Why Reviews are Garbage – Part 1 of N

Posted by on Apr 18, 2018 in Blog Posts, It's Just Business

One of my favorite things about the internet, is how often people buy things based on the reviews.  “Five thousand people have reviewed it and it is four stars! I am going to buy it.”  Here is the thing, those reviews are bullshit.  Even if some aren’t fake, they are not a good measure for a product.  Reviews are a strategy to tell you that a thing is great!  Except, is it?  When was the last time you saw something with a thousand reviews and a 1 star rating?  You won’t, cause the second the first set of ratings appear, they will be five to four stars.  The reason is simple, anything that has 1 star will never be purchased.  So manufacturers are compelled to buy their own product and rate it high to initiate a purchasing spree.

Now, it is important to note that there are many reasons that reviews are garbage.  I plan to break down a lot of those over a multipart series.  While reviews do help us choose a product, it isn’t necessary.  In my mind, the reviews help you with satisfaction of a product.  They let you be confident in a purchase; however, the ten major products on the webpage that all have similar reviews are all going to work just fine.  That’s the trick, reviews don’t help you find a super amazing product, they help you be satisfied with the one product you ended up choosing.

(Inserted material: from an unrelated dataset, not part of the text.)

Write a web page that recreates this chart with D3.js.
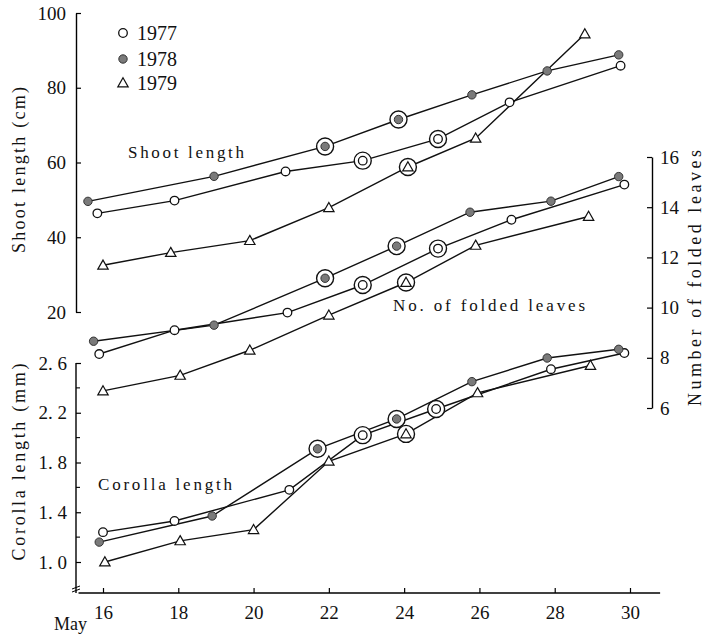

Over the next couple of posts, I will go over why reviews are useless (except for customer satisfaction):

  1. Reviews are bought (maybe not directly, but just giving a person a product to review will drive certain behaviors)
  2. Updating reviews allow companies to respond to defective stock easier (if the product breaks, they replace it, you move review up based on how you are handled)
  3. Products are purchased in higher volumes if they are advertised by the manufacturer (Game of probability – more purchased, the better the reviews will go)
  4. People buy products based on their price point (aka, reviews are subjective – what is 4 stars for you is not the same as what is 4 stars for someone else)
  5. How many people buy multiple large items (no one buys 10 vacuums and then reviews them – they buy one, it works well, it gets 5 stars)
  6. New products will feel superior to old products (what we were using, are being replaced for a reason)
  7. ??? who knows, by the time I hit number six, I will probably have some ideas to hammer on

 

So, after I break down all the points above, I will hopefully have explained why reviews are useless.  Even if I do that, I doubt it will matter.  The reason is simple, humanity needs order to survive.  That means, when faced with thousands of options, we need to be prepared to make an appropriate selection.  In order to do that, we need to choose some criteria to narrow the options down.  In the past, it was going into a store and touching the tangible object until we found defects or benefits that made one standout more than the rest.  Instead, we now rely on other people’s tangible experiences with products to guide us to a selection.  Which is silly, I am trusting someone I don’t know to make a recommendation to me.  And it is insane that I accept that recommendation over my own mother.  Yet, we all do it, we trust strangers on the internet to help us buy commodities instead of going and touching the real thing in person.  So, if I can get one person to take back control, I will count this project a success.